Data Analysis for Cybersecurity (Advanced Information System Development)

This course is a mini-course of Advanced Information System Development.

It serves as an important triggering class for the student in PhD Program of Management Information Systems. In this course, we focus on the data analysis related topics and student should get familiar with tools, algorithms, concepts, and the execution environment to perform data analysis. In addition, we add one more important research field and application – cybersecurity – in this course. Students need to learn to be an architect to solve a cybersecurity-related problem by using data analysis algorithm. Related cybersecurity and data analysis theories, research papers and background knowledge will be instructed in the class.
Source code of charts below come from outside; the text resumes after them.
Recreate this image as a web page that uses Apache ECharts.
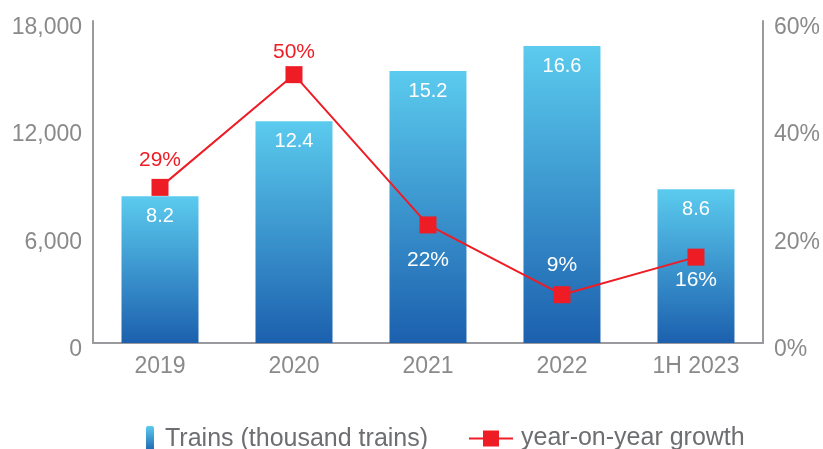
<!DOCTYPE html>
<html><head><meta charset="utf-8">
<script src="https://cdn.jsdelivr.net/npm/echarts@6/dist/echarts.min.js"></script>
<style>html,body{margin:0;padding:0;background:#fff}#c{width:823px;height:449px}</style>
</head><body><div id="c"></div>
<script>
var categories = ['2019', '2020', '2021', '2022', '1H 2023'];
var trains = [8200, 12400, 15200, 16600, 8600];
var trainLabels = ['8.2', '12.4', '15.2', '16.6', '8.6'];
var growth = [29, 50, 22, 9, 16];
var leftTicks = [0, 6000, 12000, 18000];
var rightTicks = [0, 20, 40, 60];

var font = 'Liberation Sans, Arial, sans-serif';
var chart = echarts.init(document.getElementById('c'));
var grad = new echarts.graphic.LinearGradient(0, 0, 0, 1, [
  {offset: 0, color: '#5BCBEE'}, {offset: 1, color: '#1C60AE'}]);
var labelCfg = [
  {position: 'top', distance: 8, color: '#EE1C25'},
  {position: 'top', distance: 3, color: '#EE1C25'},
  {position: 'bottom', distance: 16, color: '#ffffff'},
  {position: 'top', distance: 10, color: '#ffffff'},
  {position: 'bottom', distance: 4, color: '#ffffff'}
];
chart.setOption({
  animation: false,
  textStyle: {fontFamily: font},
  grid: {left: 93, right: 58, top: 21, bottom: 106},
  legend: [{
    data: [{name: 'Trains (thousand trains)', itemStyle: {color: grad}}],
    left: 141, top: 421, itemWidth: 8, itemHeight: 26,
    textStyle: {fontSize: 25, color: '#6D6E71', fontFamily: font, padding: [0, 0, 0, 6]}
  }, {
    data: ['year-on-year growth'],
    left: 463, top: 421, itemWidth: 44, itemHeight: 20,
    textStyle: {fontSize: 25, color: '#6D6E71', fontFamily: font, padding: [0, 0, 0, 3]}
  }],
  xAxis: {
    type: 'category', data: categories,
    axisLine: {lineStyle: {color: '#9A9A9E', width: 2}},
    axisTick: {show: false},
    axisLabel: {fontSize: 23, color: '#8A8A8A', margin: 12}
  },
  yAxis: [{
    type: 'value', min: 0, max: 18000, interval: 6000,
    axisLine: {show: true, lineStyle: {color: '#9A9A9E', width: 2}},
    axisTick: {show: false}, splitLine: {show: false},
    axisLabel: {fontSize: 23, color: '#8A8A8A', margin: 11, verticalAlign: 'top', lineHeight: 13,
      formatter: function (v) { return leftTicks.indexOf(v) >= 0 ? v.toLocaleString('en-US') : ''; }}
  }, {
    type: 'value', min: 0, max: 60, interval: 20, position: 'right',
    axisLine: {show: true, lineStyle: {color: '#9A9A9E', width: 2}},
    axisTick: {show: false}, splitLine: {show: false},
    axisLabel: {fontSize: 23, color: '#8A8A8A', margin: 11, verticalAlign: 'top', lineHeight: 13,
      formatter: function (v) { return rightTicks.indexOf(v) >= 0 ? v + '%' : ''; }}
  }],
  series: [{
    name: 'Trains (thousand trains)', type: 'bar', data: trains, barWidth: 77,
    itemStyle: {color: grad},
    label: {show: true, position: 'insideTop', distance: 10, color: '#fff', fontSize: 20,
      formatter: function (p) { return trainLabels[p.dataIndex]; }}
  }, {
    name: 'year-on-year growth', type: 'line', yAxisIndex: 1,
    data: growth.map(function (v, i) {
      return {value: v, label: {show: true, position: labelCfg[i].position,
        distance: labelCfg[i].distance, color: labelCfg[i].color}};
    }),
    symbol: 'rect', symbolSize: 17,
    itemStyle: {color: '#EE1C25'}, lineStyle: {color: '#EE1C25', width: 2},
    label: {show: true, fontSize: 21, formatter: '{c}%'},
    z: 5
  }]
});
</script></body></html>
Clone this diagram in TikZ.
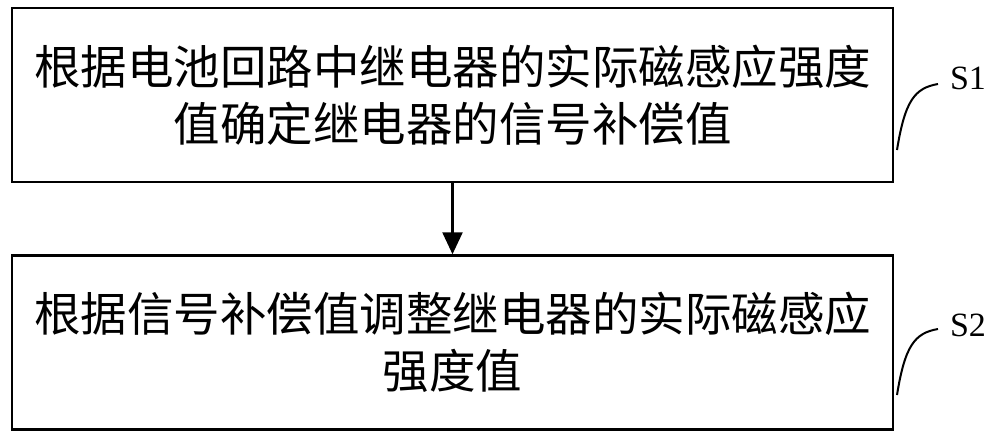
\documentclass[tikz,border=0pt]{standalone}
\usetikzlibrary{arrows.meta}
\usepackage{fontspec}
\newfontfamily\cjk{Noto Sans CJK SC}
\setmainfont{Liberation Serif}
\begin{document}
\begin{tikzpicture}[x=1pt,y=-1pt,
 stepbox/.style={draw,line width=2.5pt,minimum width=881pt,minimum height=174pt,inner sep=0pt,align=center,font=\cjk\fontsize{46.5}{57}\selectfont},
 lab/.style={font=\fontsize{34}{38}\selectfont}]
\useasboundingbox (0,0) rectangle (1000,440);
\node[stepbox] (b1) at (452.5,95) {根据电池回路中继电器的实际磁感应强度\\值确定继电器的信号补偿值};
\node[stepbox] (b2) at (452.5,342.5) {根据信号补偿值调整继电器的实际磁感应\\强度值};
\draw[line width=2.5pt,-{Triangle[length=22pt,width=20pt]}] (b1.south) -- (b2.north);
\node[lab] (s1) at (968,78) {S1};
\node[lab] (s2) at (968,325) {S2};
\coordinate (h1) at (897,150);
\coordinate (h2) at (897,395);
\draw[line width=2pt] (h1) .. controls (905,100) and (915,88) .. (938,84);
\draw[line width=2pt] (h2) .. controls (905,345) and (915,333) .. (938,329);
\end{tikzpicture}
\end{document}
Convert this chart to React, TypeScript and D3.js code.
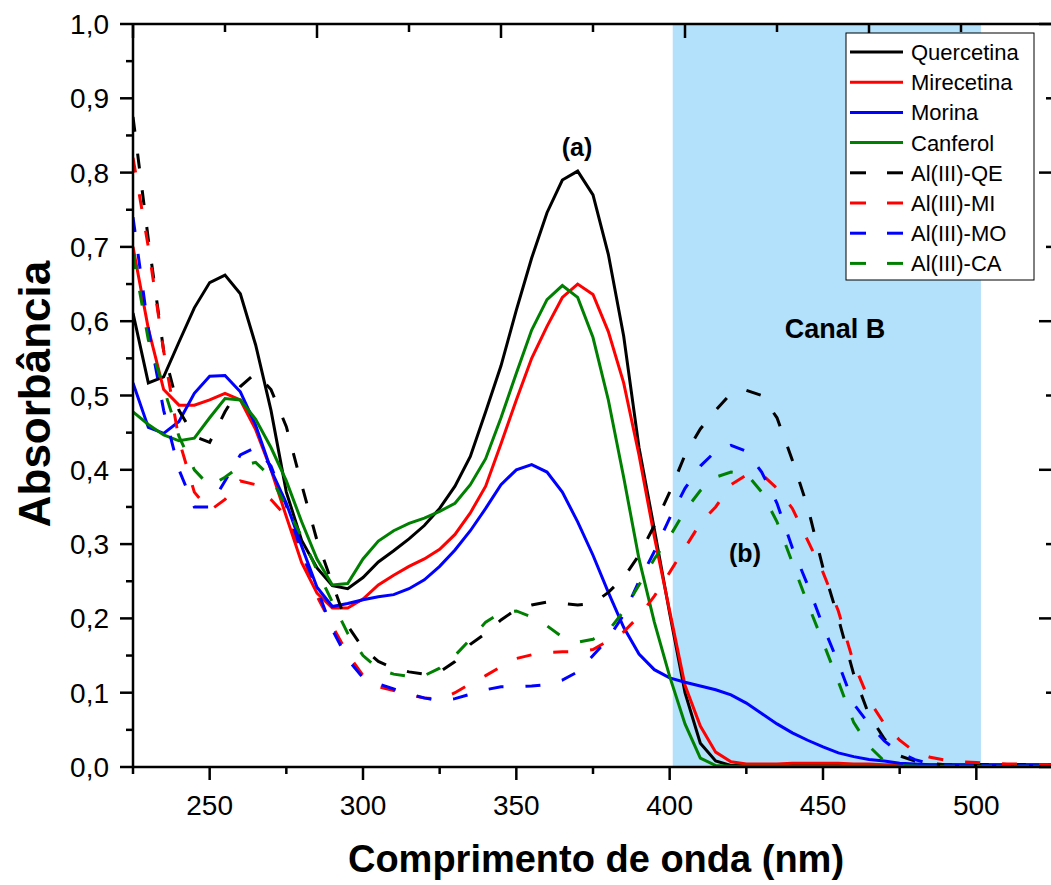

Announcements (Spring 2018)

  • 5/14: Homework-01 is announced (see schedule below). Hand-in your Orange design in hard copy in 5/21.

Class Info

  • Instructor: Shun-Wen Hsiao, NCCU MIS Dept., hsiaom at nccu.edu.tw
  • Lectures: Monday EFG (18:10~21:00)
  • Classroom: TBA.
  • TA: TBA.
  • Office Hours: By appointment only.

Course Objectives & Learning Outcomes

  • Understand the relationship of Cybersecurity and Security Management.
  • Understand the concept of detection, the profiling subject, profiling techniques, misuse detection, and anomaly detection.
  • Familiar with data analysis environment, big data concept, and could computing.
  • Understand the data analysis algorithms: distance, similarity, classification, clustering for cybersecurity application
  • Understand visualized machine learning tools: Orange
  • Understand the operation of cybersecurity-related information systems from the perspective of data-driven system

Schedule (Spring 2018)

  1. 4/09: Security Management
    • Safety, Security, Assurance, Risk.
  2. 4/16: Data Analysis Environment. Python Execution Environment (pdf), NumPy.ipynb, pandas.ipynb, PythonDSPackages.ipynb.
    • Google: Data Science Process, Data Science Lifecycle
  3. 4/23: Data Mining Algorithm: Supervised Learning
  4. 4/30: Data Mining Algorithm: Unsupervised Learning
  5. 5/07: Visualized Machine Learning Tool: Orange
    • Class note for Orange
  6. 5/14: Intrusion Detection System
  7. 5/21: Anomaly Detection System
  8. 5/28: Spam Mail Filtering System
  9. 6/4: Sequence Analysis System
    • S. Forrest, S. A. Hofmeyr, A. Somayaji and T. A. Longstaff, "A Sense of Self for Unix Processes," in Proc. IEEE Symposium on Security and Privacy, 1996.
    • Homework-04: Here i3s a set of system call traces from several malware, try to classify them into malware family. Please email your homework before July 1st 23:59.
  10. 6/11: Student Presentation
  11. 6/18: No class.
  12. 6/25: Final

Grading Policy

  • Homework (30%): programming exercises and essays
  • Participation (5%): attendance and discussion
  • Term Project (15%): implement a data analysis application
  • Midterm and Final (50%)